Stone: We’re always in favor of people downloading. Always.
Stone: It’s how a lot of people see the show. And it’s never hurt us. We’ve done nothing but been successful with the show. How could you ever get mad about somebody who wants to see your stuff?
Parker: We worked really hard making that show, and the reason you do it is because you want people to see it.
The article also goes into their personal political philosophy. Which shouldn't surprise anyone, leans way more libertarian than left..
Parker: To some degree, South Park has a simple formula that came from the very first episode [“The Spirit of Christmas,” which featured Jesus and Santa fighting over who owned the holiday]. There was Jesus on this side and there was Santa on this side, there’s Christianity here and there’s Christmas commercialism here, and they’re duking it out. And there are these four boys in the middle going, “Dude, chill out.” It’s really what Team America is as well: taking an extremist on this side and an extremist on that side. Michael Moore being an extremist is just as bad, you know, as Donald Rumsfeld. It’s like they’re the same person. It takes a fourth-grade kid to go, “You both remind me of each other.” The show is saying that there is a middle ground, that most of us actually live in this middle ground, and that all you extremists are the ones who have the microphones because you’re the most interesting to listen to, but actually this group isn’t evil, that group isn’t evil, and there’s something to be worked out here.

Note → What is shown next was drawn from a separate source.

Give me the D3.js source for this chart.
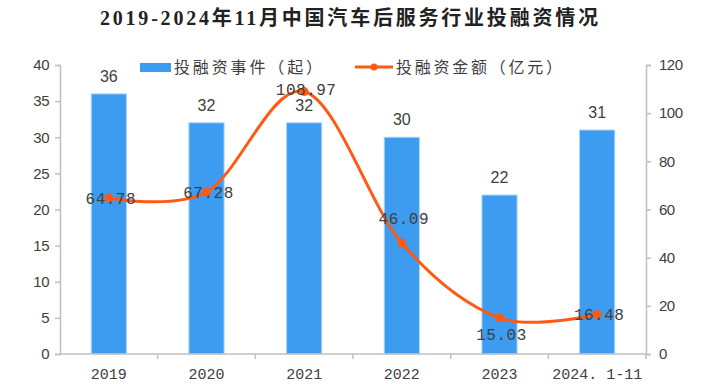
<!DOCTYPE html>
<html>
<head>
<meta charset="utf-8">
<script src="https://cdn.jsdelivr.net/npm/d3@7"></script>
<style>
  body { margin: 0; background: #fff; }
  svg { display: block; }
  .num { font-family: "Liberation Mono", "DejaVu Sans Mono", monospace; fill: #404040; }
  .sans { font-family: "Liberation Sans", Arial, sans-serif; fill: #404040; }
</style>
</head>
<body>
<div class="root"></div>
<script>
var categories = ['2019', '2020', '2021', '2022', '2023', '2024.1-11'];
var events = [36, 32, 32, 30, 22, 31];
var amounts = [64.78, 67.28, 108.97, 46.09, 15.03, 16.48];
var leftTicks = [0, 5, 10, 15, 20, 25, 30, 35, 40];
var rightTicks = [0, 20, 40, 60, 80, 100, 120];
// where each amount label sits relative to its point
var amountLabelPos = ['mid', 'mid', 'peak', 'up', 'down', 'mid'];

function runChart() {
  var w = 702, h = 384;
  var plotLeft = 60, plotRight = 646, plotTop = 65, plotBottom = 354;
  var blue = '#3d9bf0', orange = '#ff5a14', axisColor = '#bfbfbf';

  var svg = d3.select('.root').append('svg')
    .attr('width', w)
    .attr('height', h);

  var x = d3.scaleBand().domain(categories).range([plotLeft, plotRight]).paddingInner(0.64).paddingOuter(0.32);
  var xOuter = d3.scaleBand().domain(categories).range([plotLeft, plotRight]);
  var y = d3.scaleLinear().domain([0, 40]).range([plotBottom, plotTop]);
  var y2 = d3.scaleLinear().domain([0, 120]).range([plotBottom, plotTop]);

  svg.append('text')
    .attr('x', 100)
    .attr('y', 25)
    .attr('textLength', 498)
    .attr('lengthAdjust', 'spacing')
    .style('font-family', '"Liberation Serif", "Noto Sans CJK SC", serif')
    .style('font-weight', 'bold')
    .style('font-size', '20px')
    .style('fill', '#222')
    .text('2019-2024年11月中国汽车后服务行业投融资情况');

  // legend
  var legend = svg.append('g').style('font-family', '"Noto Sans CJK SC", sans-serif').style('font-size', '16px');
  legend.append('rect').attr('x', 140).attr('y', 63).attr('width', 31).attr('height', 9).attr('fill', blue);
  legend.append('text').attr('x', 174).attr('y', 73).attr('fill', '#404040')
    .attr('textLength', 148).attr('lengthAdjust', 'spacing').text('投融资事件（起）');
  legend.append('line').attr('x1', 355).attr('x2', 393).attr('y1', 67).attr('y2', 67)
    .attr('stroke', orange).attr('stroke-width', 3);
  legend.append('circle').attr('cx', 374).attr('cy', 67).attr('r', 3.5).attr('fill', orange);
  legend.append('text').attr('x', 396).attr('y', 73).attr('fill', '#404040')
    .attr('textLength', 166).attr('lengthAdjust', 'spacing').text('投融资金额（亿元）');

  // axes
  var leftAxis = svg.append('g')
    .attr('transform', 'translate(' + plotLeft + ',0)')
    .call(d3.axisLeft(y).tickValues(leftTicks).tickSize(5).tickPadding(6));
  var rightAxis = svg.append('g')
    .attr('transform', 'translate(' + plotRight + ',0)')
    .call(d3.axisRight(y2).tickValues(rightTicks).tickSize(5).tickPadding(8));
  [leftAxis, rightAxis].forEach(function(a) {
    a.select('.domain').attr('stroke', axisColor).attr('stroke-width', 1.5);
    a.selectAll('.tick line').attr('stroke', axisColor).attr('stroke-width', 1.5);
    a.selectAll('.tick text').attr('class', 'sans').style('font-size', '15px')
      .style('letter-spacing', '-0.5px').attr('fill', '#404040');
  });

  // bars
  svg.append('g').selectAll('rect')
    .data(events)
    .enter().append('rect')
      .attr('x', function(d, i) { return x(categories[i]); })
      .attr('y', function(d) { return y(d); })
      .attr('width', x.bandwidth())
      .attr('height', function(d) { return plotBottom - y(d); })
      .attr('fill', blue)
      .attr('stroke', '#a8d3fa')
      .attr('stroke-width', 1);

  svg.append('g').selectAll('text')
    .data(events)
    .enter().append('text')
      .attr('class', 'sans')
      .attr('x', function(d, i) { return x(categories[i]) + x.bandwidth() / 2; })
      .attr('y', function(d) { return y(d) - 12; })
      .attr('text-anchor', 'middle')
      .style('font-size', '16px')
      .text(function(d) { return d; });

  // x axis line + ticks between categories
  var xAxis = svg.append('g');
  xAxis.append('line').attr('x1', plotLeft).attr('x2', plotRight).attr('y1', plotBottom).attr('y2', plotBottom)
    .attr('stroke', axisColor).attr('stroke-width', 1.5);
  xAxis.selectAll('.xt')
    .data(categories)
    .enter().append('line')
      .attr('x1', function(d) { return xOuter(d) + xOuter.bandwidth(); })
      .attr('x2', function(d) { return xOuter(d) + xOuter.bandwidth(); })
      .attr('y1', plotBottom).attr('y2', plotBottom + 5)
      .attr('stroke', axisColor).attr('stroke-width', 1.5);
  xAxis.selectAll('text')
    .data(categories)
    .enter().append('text')
      .attr('class', 'num')
      .attr('x', function(d) { return xOuter(d) + xOuter.bandwidth() / 2; })
      .attr('y', 379)
      .attr('text-anchor', 'middle')
      .style('font-size', '15px')
      .text(function(d) { return d.replace('.', '. '); });

  // line
  var line = d3.line()
    .x(function(d, i) { return x(categories[i]) + x.bandwidth() / 2; })
    .y(function(d) { return y2(d); })
    .curve(d3.curveCardinal.tension(0));

  svg.append('path')
    .datum(amounts)
    .attr('d', line)
    .attr('fill', 'none')
    .attr('stroke', orange)
    .attr('stroke-width', 3);

  svg.append('g').selectAll('circle')
    .data(amounts)
    .enter().append('circle')
      .attr('cx', function(d, i) { return x(categories[i]) + x.bandwidth() / 2; })
      .attr('cy', function(d) { return y2(d); })
      .attr('r', 4.5)
      .attr('fill', orange);

  var offsets = {mid: 6, peak: 3, up: -19, down: 22};
  svg.append('g').selectAll('text')
    .data(amounts)
    .enter().append('text')
      .attr('class', 'num')
      .attr('x', function(d, i) { return x(categories[i]) + x.bandwidth() / 2 + 2; })
      .attr('y', function(d, i) { return y2(d) + offsets[amountLabelPos[i]]; })
      .attr('text-anchor', 'middle')
      .style('font-size', '16px')
      .style('letter-spacing', '0.5px')
      .text(function(d) { return d.toFixed(2); });
}

runChart();
</script>
</body>
</html>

Reason: Each of you at various points have called yourself libertarian. Is that an apt description?
Parker: People started throwing that word around to describe us right around the second or third season. They would sit us down and go, “So are you libertarian?” And I would always say, “I don’t know, am I? You’ve seen my stuff.”
I still don’t really know the answer to that question. I think I am, though.
Stone: I think it is an apt description for me personally, and that has probably seeped into the show. But we never set out to do a libertarian show.
Reason: When you say libertarian, what do you mean?
Stone: I had Birkenstocks in high school. I was that guy. And I was sure that those people on the other side of the political spectrum were trying to control my life. And then I went to Boulder and got rid of my Birkenstocks immediately, because everyone else had them and I realized that these people over here want to control my life too. I guess that defines my political philosophy. If anybody’s telling me what I should do, then you’ve got to really convince me that it’s worth doing.